Let’s take one or two issues for discussion. We begin with Akufo-Addo’s declaration of himself as “a man of peace.” In his encounter at the press soiree yesterday, he insisted that he was peace-loving and that violence at Election 2012 could be prevented if all politicians did their best to ensure peaceful, smooth, free, and fair elections. Good utterances for the sake of political rhetoric.

But the reality is that no man of peace will incite his followers with a slogan couched in violence and waiting to be effected in practical action to cause mayhem. His “All-die-be-die” war-mongering slogan doesn’t portend peace. It is the spark for a conflagration, especially within the context of an electoral defeat for the NPP.

I am yet to be persuaded that a man of peace will insist on screaming “All-die-be-die” at the top of his voice even when the general consensus is that such a war-mongering attitude runs counter to the mood of the citizens.
And against all suasion, he has refused to apologize for resorting to scare-mongering. Worse still, he has refused to denounce and renounce that slogan despite the overwhelming condemnation it has received from all segments of the population except those in his NPP with similar sentiments.
Furthermore, Akufo-Addo hasn’t yet condemned Kennedy Agyapong’s genocidal statement, declaring war in the country, and urging Akans (especially those in the Ashanti Region) to kill Ewes and Gas.

By persistently spurning all suasion to do the obvious and help tone down on the rhetoric of political violence, Akufo-Addo doesn’t come across as a peace-loving man. At least, if actions are to be seen and heard as speaking louder than words, what he has given me to know of him so far doesn’t assuage my doubts, fears, and suspicions that he is not what he is stridently labeling himself.
At least, I saw what he could do, using the Alliance for Change to create needless panic in the society. He still gives us an earful of drivel, calling himself “a man of peace” yet making unguarded utterances to foment trouble. What manner of man is this?

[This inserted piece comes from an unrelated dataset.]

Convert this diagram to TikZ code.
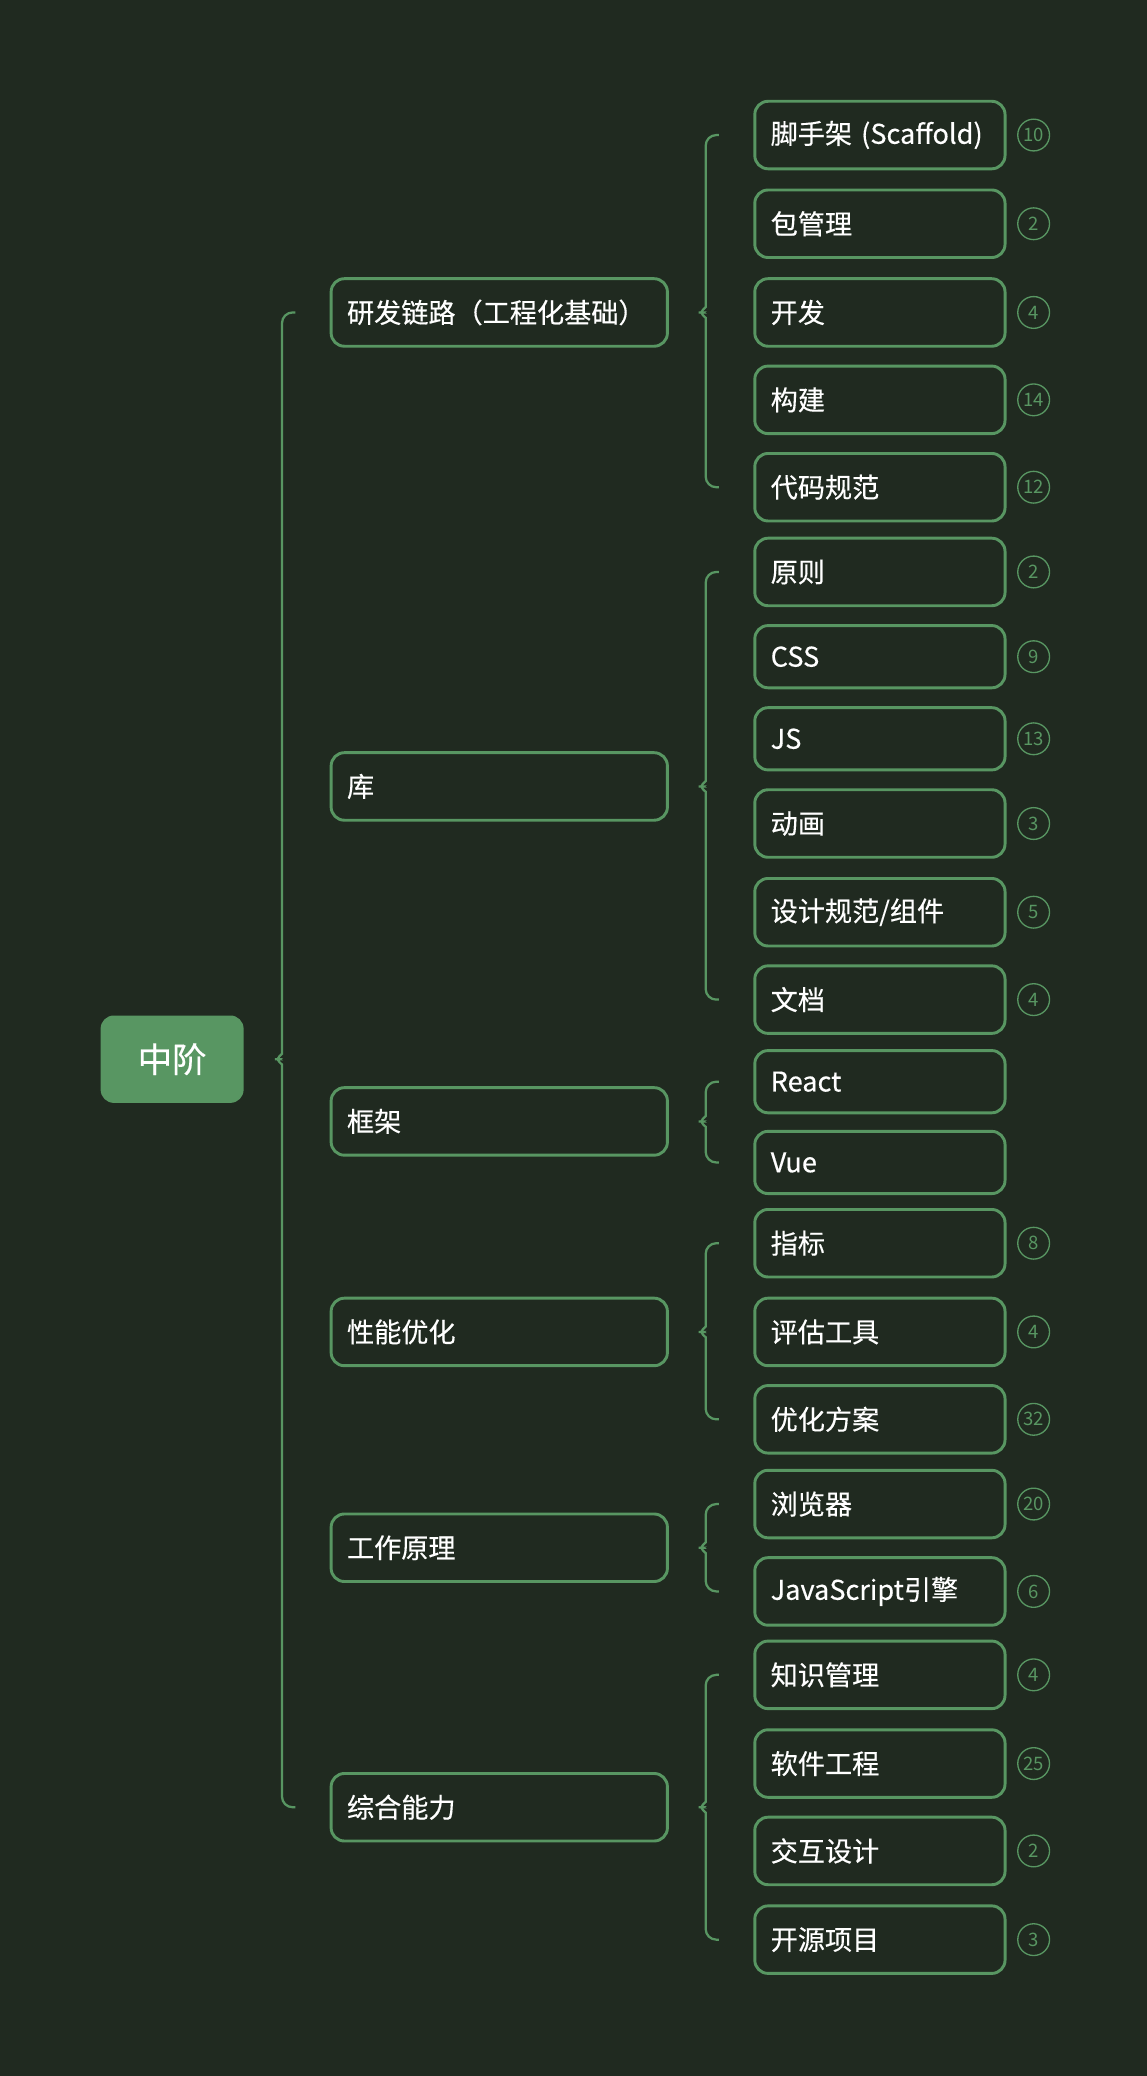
\documentclass[tikz,border=0pt]{standalone}
\usepackage{fontspec}
\setmainfont{Noto Sans CJK SC}[FakeBold=0.35]
\newfontfamily\badgefont{Noto Sans CJK SC}
\usepackage{tikz}
\usetikzlibrary{calc,positioning}
\definecolor{bgdark}{HTML}{202A20}
\definecolor{leaf}{HTML}{589662}

\begin{document}
\begin{tikzpicture}[x=1pt,y=-1pt]

\tikzset{rootnode/.style={fill=leaf,rounded corners=10pt,minimum width=108pt,minimum height=66pt,inner sep=0pt,text=white,font=\fontsize{26}{30}\selectfont},
topic/.style={draw=leaf,line width=2.2pt,rounded corners=10pt,anchor=west,text width=230pt,minimum height=51pt,inner xsep=12pt,inner ysep=0pt,align=left,text=white,font=\fontsize{20.5}{24}\selectfont},
subtopic/.style={topic,text width=165pt},
shortbox/.style={minimum height=47pt},
countbadge/.style={draw=leaf,line width=1pt,circle,minimum size=24pt,inner sep=0pt,text=leaf,font=\badgefont\fontsize{14}{16}\selectfont},
bracepath/.style={draw=leaf,line width=1.7pt,rounded corners=8pt}}

% Background
\fill[bgdark] (0,0) rectangle (866,1568);

% Root
\node[rootnode] (root) at (130,800) {中阶};

% First level
\node[topic] (t1) at (249,236) {研发链路（工程化基础）};
\node[topic] (t2) at (249,594) {库};
\node[topic] (t3) at (249,847) {框架};
\node[topic] (t4) at (249,1006) {性能优化};
\node[topic] (t5) at (249,1169) {工作原理};
\node[topic] (t6) at (249,1365) {综合能力};

% Second level with counts
\node[subtopic] (s11) at (569,102) {脚手架 (Scaffold)}; \node[countbadge,right=8pt of s11] (c11) {10};
\node[subtopic] (s12) at (569,169) {包管理}; \node[countbadge,right=8pt of s12] (c12) {2};
\node[subtopic] (s13) at (569,236) {开发}; \node[countbadge,right=8pt of s13] (c13) {4};
\node[subtopic] (s14) at (569,302) {构建}; \node[countbadge,right=8pt of s14] (c14) {14};
\node[subtopic] (s15) at (569,368) {代码规范}; \node[countbadge,right=8pt of s15] (c15) {12};

\node[subtopic] (s21) at (569,432) {原则}; \node[countbadge,right=8pt of s21] (c21) {2};
\node[subtopic,shortbox] (s22) at (569,496) {CSS}; \node[countbadge,right=8pt of s22] (c22) {9};
\node[subtopic,shortbox] (s23) at (569,558) {JS}; \node[countbadge,right=8pt of s23] (c23) {13};
\node[subtopic] (s24) at (569,622) {动画}; \node[countbadge,right=8pt of s24] (c24) {3};
\node[subtopic] (s25) at (569,689) {设计规范/组件}; \node[countbadge,right=8pt of s25] (c25) {5};
\node[subtopic] (s26) at (569,755) {文档}; \node[countbadge,right=8pt of s26] (c26) {4};

\node[subtopic,shortbox] (s31) at (569,817) {React};
\node[subtopic,shortbox] (s32) at (569,878) {Vue};

\node[subtopic] (s41) at (569,939) {指标}; \node[countbadge,right=8pt of s41] (c41) {8};
\node[subtopic] (s42) at (569,1006) {评估工具}; \node[countbadge,right=8pt of s42] (c42) {4};
\node[subtopic] (s43) at (569,1072) {优化方案}; \node[countbadge,right=8pt of s43] (c43) {32};

\node[subtopic] (s51) at (569,1136) {浏览器}; \node[countbadge,right=8pt of s51] (c51) {20};
\node[subtopic] (s52) at (569,1202) {JavaScript引擎}; \node[countbadge,right=8pt of s52] (c52) {6};

\node[subtopic] (s61) at (569,1265) {知识管理}; \node[countbadge,right=8pt of s61] (c61) {4};
\node[subtopic] (s62) at (569,1332) {软件工程}; \node[countbadge,right=8pt of s62] (c62) {25};
\node[subtopic] (s63) at (569,1398) {交互设计}; \node[countbadge,right=8pt of s63] (c63) {2};
\node[subtopic] (s64) at (569,1465) {开源项目}; \node[countbadge,right=8pt of s64] (c64) {3};

% Braces: parent / first child / last child
\foreach \pa/\fa/\la in {root/t1/t6, t1/s11/s15, t2/s21/s26, t3/s31/s32, t4/s41/s43, t5/s51/s52, t6/s61/s64}
  \draw[bracepath] let \p1=(\pa.east), \p2=(\fa.west), \p3=(\la.west) in
    (\x2-26pt,\y2) -- (\x2-36pt,\y2) -- (\x2-36pt,\y1+12pt)
    .. controls (\x2-36pt,\y1+4pt) and (\x2-41pt,\y1) .. (\x2-46pt,\y1)
    .. controls (\x2-41pt,\y1) and (\x2-36pt,\y1-4pt) .. (\x2-36pt,\y1-12pt)
    -- (\x2-36pt,\y3) -- (\x2-26pt,\y3);

\end{tikzpicture}
\end{document}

Probably, he may see himself as being for peace but when he speaks, he is for war. And the more he speaks—as he loves speaking—the more he gives me to understand that his words are more prone to creating tension than ensuring peace. Is that what a true “man of peace” should render? I don’t think so.
By and large, then, what the NPP has given me to know is that it is not straightforward in its dealings with Ghanaians. If Obetsebi-Lamptey’s admission is to be believed, then, Ghanaians will have a lot of thinking and re-thinking to do anytime any functionary of the NPP says anything about our national life.
Certainly, behind the mask is the man, represented by the political entity called the NPP. We won’t see the mask as the reality to work with but the man behind that mask. And that man is nothing but hypocrisy personified to the highest degree. Ghanaians, beware!